Massachusetts has a statutory obligation under the Global Warming Solutions Act (GWSA) to substantially reduce greenhouse gas emissions by 2020 and 2050. In fact, the Supreme Judicial Court ruled in May that the state has an imperative to achieve “declining annual aggregate emissions” by 2020. We cannot build out and use massive new gas infrastructure and comply with the mandates of GWSA.

On the claim that new gas pipelines are needed to keep the lights on in New England, The Analysis Group’s conclusion is unambiguous: “No. Under business-as-usual circumstances, the region can maintain electric reliability through 2030, even without additional new natural gas pipelines. Even under a ‘stressed system’ scenario, there are cheaper, less carbon intensive ways to ensure electric reliability, like energy efficiency and demand response, that are less risky for ratepayers.”

Meet the Author

Eugenia Gibbons

Clean energy program director, Mass Energy Consumers Alliance
States across the region are already successfully reducing demand for natural gas and gradually increasing the contribution made by energy efficiency and renewable resources. The comprehensive energy bill passed last month by the Legislature and signed by Gov. Charlie Baker two weeks ago will lead to even greater amounts of hydroelectricity and offshore wind brought online by 2030. These are the resources capable of meeting demand, ensuring reliability, and helping comply with greenhouse gas emission reduction mandates.

The law is clear. The policy framework exists. The reality is that we are pursuing this path and need to focus on implementing a strategy that achieves a clean energy transition. There is no space in that strategy for a fracked gas infrastructure project that makes sense neither economically nor environmentally. There is no justification for burdening any ratepayers in this way.  It is time to turn the page on gas. Massachusetts must accelerate its pursuit of a robust clean energy economy rooted in efficiency, hydroelectricity, and renewables. This is the future we share with our regional neighbors and one that cannot be derailed by contriving ways to pay for gas infrastructure that has no place in the tale.

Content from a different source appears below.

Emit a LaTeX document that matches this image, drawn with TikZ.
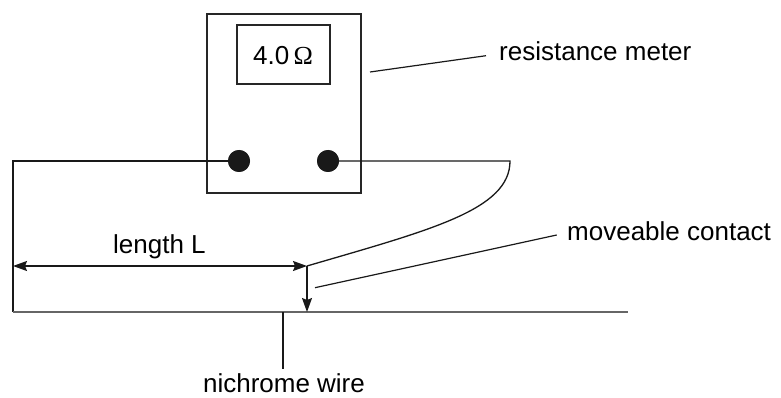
\documentclass[tikz,border=0pt]{standalone}
\usepackage{fontspec}
\setmainfont{Liberation Sans}
\newfontfamily\omfont{Liberation Serif}
\usetikzlibrary{arrows.meta}
\tikzset{
  wire/.style={line width=1.3pt, black!90},
  leader/.style={line width=1.2pt, black!90},
  rod/.style={line width=2pt, black!60},
  box/.style={draw=black!85, line width=1.3pt, inner sep=0pt, minimum width=#1},
  terminal/.style={circle, fill=black!90, minimum size=22pt, inner sep=0pt},
  lbl/.style={inner sep=0pt, anchor=base, font=\fontsize{26}{30}\selectfont},
  tip/.style={-{Stealth[length=14pt,width=10pt,inset=2pt]}},
  dtip/.style={{Stealth[length=14pt,width=10pt,inset=2pt]}-{Stealth[length=14pt,width=10pt,inset=2pt]}}
}
\begin{document}
\begin{tikzpicture}[x=1pt,y=-1pt]
\useasboundingbox (0,0) rectangle (781,398);
% meter
\node[box=154pt, minimum height=179pt] (meter) at (284,103.5) {};
\node[box=93pt, minimum height=59pt] (display) at (283.5,54.5) {};
\node[lbl] (reading) at (283,65) {4.0\,{\omfont Ω}};
\node[terminal] (tl) at (239,161) {};
\node[terminal] (tr) at (328,161) {};
% circuit points
\coordinate (lc) at (13,161);
\coordinate (lb) at (13,312);
\coordinate (rc) at (510,161);
\coordinate (contact) at (307,266);
\coordinate (onrod) at (307,312);
\coordinate (rodend) at (628,312);
\coordinate (lenL) at (13,266);
% wires
\draw[wire] (tl.center) -- (lc) -- (lb);
\draw[rod] (lb) -- (rodend);
\draw[wire] (tr.center) -- (rc) .. controls (510,210) and (430,230) .. (contact);
\draw[wire, tip] (contact) -- (onrod);
\draw[wire, dtip] (lenL) -- (contact);
\node[terminal] at (tl) {};
\node[terminal] at (tr) {};
% labels
\node[lbl] (len) at (159.4,253) {length L};
\node[lbl, anchor=base west] (rmlbl) at (499,60.7) {resistance meter};
\node[lbl, anchor=base west] (mclbl) at (567,240) {moveable contact};
\node[lbl] (nwlbl) at (284,392) {nichrome wire};
% leaders
\coordinate (rm1) at (370,72);
\coordinate (rm2) at (486,55.7);
\draw[leader] (rm1) -- (rm2);
\coordinate (mc1) at (315,287.7);
\coordinate (mc2) at (556.7,235);
\draw[leader] (mc1) -- (mc2);
\coordinate (nw1) at (283,312);
\coordinate (nw2) at (283,369);
\draw[leader] (nw1) -- (nw2);
\end{tikzpicture}
\end{document}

Eugenia Gibbons is the clean energy program director at Mass Energy Consumers Alliance, a nonprofit seeking to make energy more affordable and sustainable.

  • common sense

    What an idiot. The technology is totally cost prohibitive to switch to total renewables in the next 40 years. Rolling blackouts and elderly people freezing to death would be the consequence. Natural gas is the only reliable fuel that makes any common sense.

  • lhawk

    EXACTLY Eugenia! thank you. Clearly these fake posters work for their billionare bosses, who are the ONLY ones benefiting from the False Narrative they contrived. So transparant. EVERYONE, and I mean EVERYONE is against this back door shady deal that clearly benefits only the corporations looking to broker this deal for export profits to Canada and beyond. So glad there are SO many in Mass who can see through this cherade! Sorry Texas a-holes, Mass is too educated to allow your schemes in our state. :P

  • lhawk

    oh and not to mention that the usual rhetoric, of “jobs” falls very flat here in Mass, where we have successfuly created 98,000! NEW renewable jobs, permanent job, GOOD paying jobs, in just a few short years. While the pipeline construction jobs, are temporary at best. So any commenters posting as being pro pipeline, really have absolutely no leg to stand on. We’ve busted through every single one of these lies… That’s what these Texas based companies lack to understand about Mass.

  • common sense

    Good luck keeping your house warm in winter and cool in summer.

  • Jan Galkowski

    And, on top of everything else, the U.S. Energy Information Administration reports that, for the first time, CO2 emissions from burning natural gas have exceeded those from burning coal. See http://cleantechnica.com/2016/08/27/us-eia-natural-gas-co2-emissions-surpassing-coal-emissions/

    It does not matter a bit if, joule for joule or kilowatt-hour for kilowatt-hour if the CO2 or CO2-equivalents of natural gas were less than coal or oil, if the total emissions of CO2 goes up because of its use, this is LOSSAGE, and does not get us anywhere nearer to the goal of zero CO2 emissions, a target which is THE ONLY WAY THAT CLIMATE DISRUPTION CAN BE STOPPED. Climate effects of CO2 are not like those of other pollutants: They are CUMULATIVE and there is no natural process which scrubs or dilutes them on a time scale that can help us.

  • NortheasternEE

    When the lights begin to flicker, everyone will put the blame on the utilities. But, the utilities are no longer responsible because, starting with the 2008 Green Communities Act, Beacon Hill, and other regional state governments, have taken over the micromanagement of the electricity grid, mandating the transition to a carbon free energy future. The law only recognizes wind and solar energy as carbon-free resources, forcing utilities and the grid to accept ever-increasing levels of intermittent and variable wind and solar power, on the expectation that fossil fuel resources (coal and natural gas) will be forced into early retirement.
    Today, Beacon Hill doubled down by mandating a large chunk of offshore wind power. Experience with wind and solar grid penetration shows that it is not replacing coal and natural gas as promised. The mandated projections of wind and solar are forcing the early retirement of coal and nuclear with just about zero avoidance of CO2 emissions. Furthermore, anticipated increases in intermittent and variable power from wind and solar is increasing the demand for more natural gas peaking power(super polluters) for firming stability, bringing us to a point where CO2 actually went up.
    Beacon Hill’s energy policy is not working. Rates are skyrocketing. CO2 is going up. And, without more natural gas, the lights will flicker and go out.
    Tell Beacon Hill to stop and leave the operation of the grid to the professionals at ISO-NE!